En los años 70 llegaron las trasmisiones televisivas de los finales de etapa. En los 80, los aparatos en color y, por último, pudimos disfrutar de las jornadas montañosas en su integridad. Entonces, con Indurain, Perico, Lemond y compañía, los ataques se sucedían y los protagonistas entraban y salían de la escena como en un vodevil. No había muchas cámaras para seguir a los corredores ni GPS, por lo que de vez en cuando aparecía Fignon sin que se supiera muy bien de dónde venía.
Este verano hemos asistido al Tour más aburrido que se recuerda para cerrar un ciclo que ha convertido la carrera más importante en una guía turística. El extenuante esfuerzo de los corredores al servicio de unas tomas aéreas espectaculares de los monumentos y los parques naturales franceses. Y lo que es más ajeno a la esencia de esta carrera: la esperada montaña resulta más monótona a cada edición. Si el año pasado solo hubo dos ofensivas de los favoritos, la primera de Froome y la última de Quintana; este año ni eso.

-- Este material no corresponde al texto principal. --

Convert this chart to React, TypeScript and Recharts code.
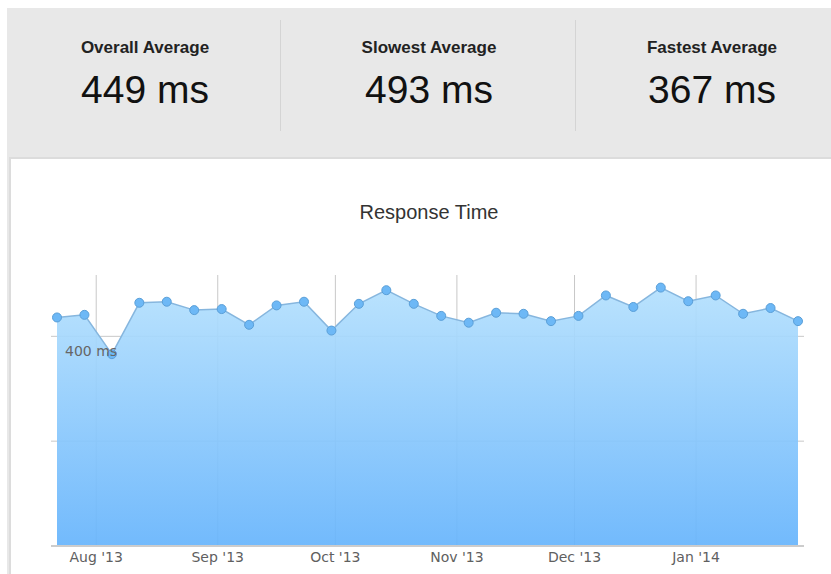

Ocaña y Fuente atacaron a destajo a Merckx. Hinault, a Lemond y viveversa. Rominger y la ONCE, a Indurain, Hasta Beloki y Ulrich se atrevieron con el todopoderoso Amstrong. Pero en el Tour más rácano de la historia, Froome se va a casa vestido de amarillo sin recibir un ataque serio en una etapa de montaña. Y lo que todavía es peor para el espectador: sin lanzarlo él. El guión se ha repetido con tal exactitud cada una de las jornadas que, como siga así, el Tour podría pasar de Teledeporte a los documentales de La 2 sin que los telespectadores nos diésemos cuenta: deslumbrante por la entrega y los parajes, pero sin ninguna emoción ni lucha por el triunfo.
Al ciclismo le afecta cada vez más la fiebre defensiva que ha atacado a otros deportes y que tiene más que ver con la prudencia de los entrenadores que con el arrojo de los deportistas. La última Eurocopa ha sido un tostón como lo fue el Mundial o la final de la Champions. También el baloncesto sufrió durante años el 'basket control' del que nos liberó el Madrid de Pablo Laso. El conservadurismo en el Tour es cada año más notorio, y el personal se aferra a una posición entre los quince primeros de la general o se conforma con una clasificación de pedrea. Parece imperar la ley de 'no me muevo, no sea que vaya a ser peor'.
Al menos, en la penúltima etapa Ion Izaguirre salvó el honor patrio y 'Purito' se despidió del Tour con una última ofensiva que hace honor a su trayectoria. Poca recompensa para tantas horas de paciente televidente, en las que ni siquiera los aspirantes más timoratos de la historia se atrevieron a probar a un Froome magullado por la caída del penúltimo día de montaña. Nunca añoré tanto a Contador.